Friday, July 20, 2007

Eco-Kosher Movement Aims To Heed Tradition, Conscience

washingtonpost.com:
All told, it took Devora Kimelman-Block of Silver Spring 10 months to obtain 450 pounds of meat that is local, grass-fed, organic and strictly kosher. Which is a lot of effort -- and a lot of meat -- for someone who keeps a kosher vegetarian household.

All told, it took Devora Kimelman-Block of Silver Spring 10 months to obtain 450 pounds of meat that is local, grass-fed, organic and strictly kosher. Which is a lot of effort -- and a lot of meat -- for someone who keeps a kosher vegetarian household.

"Here I am, leading this meat thing, and we don't even eat meat in our house," she said.

The only way to make sense of Kimelman-Block's effort is to understand that she is part of a budding movement, sometimes called "eco-kosher," that combines traditional Jewish dietary laws with new concerns about industrial agriculture, global warming and fair treatment of workers. Eco-kosher, in turn, is part of the greening of American religion -- the rapid infusion of environmental issues into the mainstream of religious life.

...But, for many people, the primary daily impact of rising environmental consciousness is on the food they eat. They want it to be produced locally, sustainably, organically and humanely. Increasingly, religious people view this as a religious obligation, not just a matter of good health or ethics. The trend is advancing particularly fast among Jews, who have a long tradition of investing food with religious meaning.

"I would no sooner bring eggs from caged, battery-farmed hens into my home than I would shrimp or pork," said Nigel S. Savage, who keeps a kosher household in New York. He edits a Web site, the Jew and the Carrot ( http://www.jcarrot.org), that is devoted to what he calls "the new Jewish food movement."...

But the most dramatic expansion of eco-kosher principles is likely to come in the next few years as Conservative rabbis and congregations, which occupy the middle ground between Orthodox and Reform Judaism, create a new ethical standard for food production.

The Conservative seal of approval will not be based on traditional kosher requirements, such as separating meat from dairy products, avoiding pork and shellfish, and slaughtering animals with a sharp knife across the throat.

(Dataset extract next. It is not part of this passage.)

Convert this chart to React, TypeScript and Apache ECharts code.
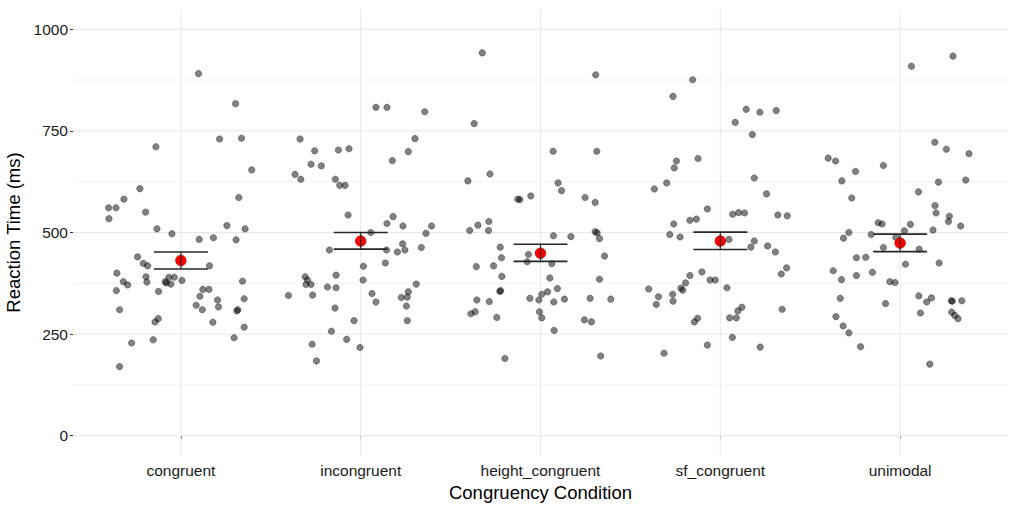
import React, { useEffect, useRef } from "react";
import * as echarts from "echarts";

const categories = ["congruent", "incongruent", "height_congruent", "sf_congruent", "unimodal"];
const yMajorTicks = [0, 250, 500, 750, 1000];
const yMinorTicks = [125, 375, 625, 875];

// [jitter offset from category centre, reaction time in ms]
const congruentPts = [
  [0.098, 891], [0.304, 817], [0.215, 730], [0.337, 732], [-0.139, 711], [0.394, 654], [-0.228, 608], [0.322, 586],
  [-0.317, 582], [-0.402, 561], [-0.361, 561], [-0.4, 534], [-0.196, 550], [-0.133, 509], [-0.05, 497], [0.256, 517],
  [0.357, 509], [0.102, 483], [0.181, 487], [0.307, 482], [-0.241, 440], [-0.209, 424], [-0.185, 418], [0.159, 418],
  [-0.356, 400], [-0.194, 391], [-0.32, 379], [-0.296, 371], [-0.189, 378], [-0.087, 379], [-0.067, 390], [-0.037, 390],
  [-0.056, 373], [-0.081, 376], [0.006, 382], [0.343, 380], [-0.359, 357], [-0.124, 355], [0.122, 360], [0.156, 360],
  [0.106, 343], [0.204, 334], [0.352, 337], [0.085, 321], [0.209, 317], [0.119, 310], [0.317, 310], [0.311, 307],
  [-0.341, 310], [-0.126, 288], [-0.144, 280], [0.178, 279], [0.352, 267], [0.296, 241], [-0.154, 236], [-0.274, 228],
  [-0.341, 170],
];
const incongruentPts = [
  [0.085, 808], [0.146, 808], [0.356, 797], [-0.337, 730], [0.302, 731], [-0.256, 701], [-0.124, 703], [-0.065, 706],
  [0.265, 699], [0.176, 677], [-0.276, 668], [-0.219, 664], [-0.365, 643], [-0.333, 631], [-0.141, 631], [-0.117, 616],
  [-0.087, 616], [-0.07, 543], [0.18, 539], [0.146, 522], [0.235, 516], [0.394, 516], [0.056, 500], [0.363, 498],
  [0.233, 472], [0.337, 463], [-0.174, 457], [0.144, 457], [0.204, 452], [0.246, 457], [0.137, 425], [0.015, 417],
  [-0.137, 395], [-0.309, 391], [-0.296, 383], [0.013, 383], [-0.304, 372], [-0.276, 372], [-0.185, 366], [-0.137, 364],
  [0.309, 373], [-0.402, 345], [-0.267, 346], [0.063, 350], [0.265, 354], [0.226, 340], [0.259, 341], [0.085, 329],
  [-0.143, 314], [0.254, 319], [-0.037, 283], [0.259, 283], [-0.163, 257], [-0.078, 237], [-0.27, 225], [-0.004, 217],
  [-0.246, 184],
];
const heightCongruentPts = [
  [-0.324, 942], [0.307, 888], [-0.369, 768], [0.07, 700], [0.313, 700], [-0.281, 644], [-0.404, 627], [0.098, 622],
  [0.117, 603], [-0.054, 590], [-0.126, 582], [-0.115, 581], [0.248, 586], [0.304, 574], [-0.287, 527], [-0.348, 518],
  [-0.394, 505], [-0.289, 505], [0.304, 502], [0.315, 499], [0.072, 492], [0.169, 490], [0.328, 485], [-0.224, 464],
  [-0.217, 438], [-0.067, 446], [-0.074, 428], [0.356, 442], [-0.357, 416], [-0.261, 418], [0.063, 423], [-0.215, 392],
  [0.052, 388], [0.328, 385], [-0.222, 357], [-0.226, 355], [0.094, 362], [0.039, 354], [0.007, 348], [-0.059, 338],
  [-0.009, 334], [0.074, 329], [0.133, 336], [0.276, 338], [0.391, 336], [-0.354, 334], [-0.285, 330], [-0.363, 305],
  [-0.387, 300], [-0.006, 305], [0.007, 290], [-0.243, 291], [0.244, 285], [0.283, 280], [0.076, 259], [-0.198, 190],
  [0.335, 196],
];
const sfCongruentPts = [
  [-0.154, 876], [-0.263, 835], [0.144, 803], [0.22, 796], [0.311, 800], [0.083, 771], [0.178, 741], [-0.124, 682],
  [-0.244, 676], [-0.256, 659], [0.189, 634], [-0.298, 622], [-0.367, 607], [0.257, 595], [-0.072, 558], [0.069, 545],
  [0.102, 549], [0.135, 548], [0.32, 543], [0.372, 541], [-0.169, 530], [-0.133, 533], [-0.259, 521], [-0.281, 495],
  [-0.224, 489], [0.048, 483], [0.189, 479], [0.17, 464], [0.263, 467], [0.306, 452], [0.369, 413], [0.339, 398],
  [-0.102, 403], [-0.169, 394], [-0.057, 383], [-0.028, 383], [-0.193, 376], [-0.398, 361], [0.037, 364], [-0.219, 363],
  [-0.209, 358], [-0.344, 342], [-0.265, 348], [-0.356, 323], [-0.263, 331], [0.12, 316], [0.098, 307], [0.344, 311],
  [-0.126, 289], [-0.144, 280], [0.052, 290], [0.089, 290], [0.067, 242], [-0.072, 223], [0.222, 218], [-0.313, 203],
];
const unimodalPts = [
  [0.294, 934], [0.063, 909], [0.193, 722], [0.257, 705], [0.383, 694], [-0.4, 683], [-0.359, 676], [-0.093, 665],
  [-0.248, 650], [-0.324, 627], [0.213, 624], [0.365, 629], [0.102, 600], [-0.269, 585], [0.194, 566], [0.2, 548],
  [0.274, 540], [0.269, 527], [0.337, 516], [-0.122, 524], [-0.1, 521], [0.057, 520], [0.024, 504], [0.183, 506],
  [-0.285, 500], [-0.161, 495], [-0.315, 486], [-0.024, 488], [-0.093, 463], [0.106, 459], [-0.243, 438], [-0.191, 439],
  [0.03, 422], [0.217, 425], [-0.372, 406], [-0.154, 402], [-0.326, 384], [-0.243, 394], [-0.057, 379], [-0.028, 377],
  [-0.333, 338], [0.104, 344], [0.148, 329], [0.174, 339], [-0.081, 325], [0.285, 332], [0.29, 331], [0.343, 332],
  [0.113, 302], [0.287, 304], [0.304, 296], [0.322, 288], [-0.357, 293], [-0.317, 270], [-0.285, 253], [-0.22, 219],
  [0.165, 176],
];
const allPts = [congruentPts, incongruentPts, heightCongruentPts, sfCongruentPts, unimodalPts];

const meanRT = [431, 479, 449, 479, 474];
const lowerRT = [410, 459, 429, 458, 453];
const upperRT = [452, 500, 471, 501, 496];

const X_MIN = 0.4;
const X_MAX = 5.6;
const Y_MIN = -50;
const Y_MAX = 1050;
const ERR_HALF = 0.15;
const FONT = "'Liberation Sans', Arial, Helvetica, sans-serif";

function gridSeries(data: number[][], color: string, width: number) {
  return {
    type: "line",
    data,
    symbol: "none",
    silent: true,
    z: 0,
    lineStyle: { color, width },
    animation: false,
  };
}

export default function App() {
  const ref = useRef<HTMLDivElement>(null);

  useEffect(() => {
    if (!ref.current) return;
    const chart = echarts.init(ref.current, undefined, { renderer: "svg" });

    const series: any[] = [];
    yMinorTicks.forEach((v) => series.push(gridSeries([[X_MIN, v], [X_MAX, v]], "#f0f0f0", 0.8)));
    yMajorTicks.forEach((v) => series.push(gridSeries([[X_MIN, v], [X_MAX, v]], "#e8e8e8", 1)));
    categories.forEach((_, i) => series.push(gridSeries([[i + 1, Y_MIN], [i + 1, Y_MAX]], "#e8e8e8", 1)));

    allPts.forEach((pts, i) => {
      series.push({
        type: "scatter",
        name: categories[i],
        data: pts.map((p) => [i + 1 + p[0], p[1]]),
        symbolSize: 6.5,
        z: 3,
        itemStyle: {
          color: "rgba(0,0,0,0.62)",
          borderColor: "rgba(0,0,0,0.38)",
          borderWidth: 1,
        },
      });
    });

    series.push({
      type: "scatter",
      name: "mean",
      data: meanRT.map((m, i) => [i + 1, m]),
      symbolSize: 10.5,
      z: 4,
      itemStyle: { color: "#ff0000", borderColor: "#c00000", borderWidth: 0.8, opacity: 1 },
    });

    series.push({
      type: "custom",
      name: "ci",
      z: 5,
      data: meanRT.map((_, i) => [i + 1, lowerRT[i], upperRT[i]]),
      renderItem: (params: any, api: any) => {
        const x = api.value(0);
        const lo = api.value(1);
        const hi = api.value(2);
        const a = api.coord([x - ERR_HALF, hi]);
        const b = api.coord([x + ERR_HALF, hi]);
        const c = api.coord([x - ERR_HALF, lo]);
        const d = api.coord([x + ERR_HALF, lo]);
        const t = api.coord([x, hi]);
        const u = api.coord([x, lo]);
        const style = { stroke: "#262626", lineWidth: 1.6 };
        return {
          type: "group",
          children: [
            { type: "line", shape: { x1: a[0], y1: a[1], x2: b[0], y2: b[1] }, style },
            { type: "line", shape: { x1: c[0], y1: c[1], x2: d[0], y2: d[1] }, style },
            { type: "line", shape: { x1: t[0], y1: t[1], x2: u[0], y2: u[1] }, style: { stroke: "#262626", lineWidth: 1.2 } },
          ],
        };
      },
    });

    chart.setOption({
      animation: false,
      backgroundColor: "#ffffff",
      textStyle: { fontFamily: FONT },
      grid: { left: 73, right: 5, top: 9, bottom: 52, containLabel: false, outerBoundsMode: "none" },
      xAxis: {
        type: "value",
        min: X_MIN,
        max: X_MAX,
        name: "Congruency Condition",
        nameLocation: "middle",
        nameGap: 25,
        nameTextStyle: { fontFamily: FONT, fontSize: 18.5, color: "#000" },
        axisLine: { show: false },
        splitLine: { show: false },
        axisTick: {
          show: true,
          customValues: [1, 2, 3, 4, 5],
          length: 3,
          lineStyle: { color: "#333", width: 1 },
        },
        axisLabel: {
          customValues: [1, 2, 3, 4, 5],
          margin: 6,
          fontFamily: FONT,
          fontSize: 15.5,
          color: "#1a1a1a",
          formatter: (v: number) => categories[Math.round(v) - 1] ?? "",
        },
      },
      yAxis: {
        type: "value",
        min: Y_MIN,
        max: Y_MAX,
        name: "Reaction Time (ms)",
        nameLocation: "middle",
        nameRotate: 90,
        nameGap: 44,
        nameTextStyle: { fontFamily: FONT, fontSize: 18.5, color: "#000" },
        axisLine: { show: false },
        splitLine: { show: false },
        axisTick: {
          show: true,
          customValues: yMajorTicks,
          length: 3,
          lineStyle: { color: "#333", width: 1 },
        },
        axisLabel: {
          customValues: yMajorTicks,
          margin: 5,
          fontFamily: FONT,
          fontSize: 15.5,
          color: "#1a1a1a",
          formatter: (v: number) => String(v),
        },
      },
      series,
    });

    return () => chart.dispose();
  }, []);

  return (
    <div
      ref={ref}
      style={{ position: "fixed", left: 0, top: 0, width: 1013, height: 508, background: "#fff" }}
    />
  );
}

Rather, the Conservative hechsher tzedek, Hebrew for "justice certification," will attest that a particular food was produced at a plant that meets ethical norms in six areas: fair wages and benefits, health and safety, training, corporate transparency, animal welfare, and environmental impact. ...

Only about 15 percent of the nation's roughly 5.2 million Jews keep kosher. Yet their buying power, plus the appeal of kosher items to some other consumers, has resulted in a huge market. Kosher certification now appears on 100,000 food products, made by 10,500 companies, worth $225 billion a year, according to Menachem Lubinsky, editor of the trade publication KosherToday.

In consumer surveys, less than a quarter of the shoppers who deliberately choose kosher products are observant Jews, Lubinsky said. That statistic is not lost on Conservative rabbis, who acknowledge that their new certification could appeal to both Jews and non-Jews. ...

"Having promoted kashrut for 21 years and made it a central part of my rabbinate, all of a sudden it made sense to me: How could I be satisfied if the ritual aspects of kashrut were being followed, but the way the workers were treated was degrading and contrary to Jewish ethical norms?" he asked.

As the movement catches on, the number of products certified as both kosher and organic is rising fast. The Jew and the Carrot Web site has spawned 10 community-supported agricultural cooperatives, in which Jews around the country have bought shares in local farmers' organic harvests.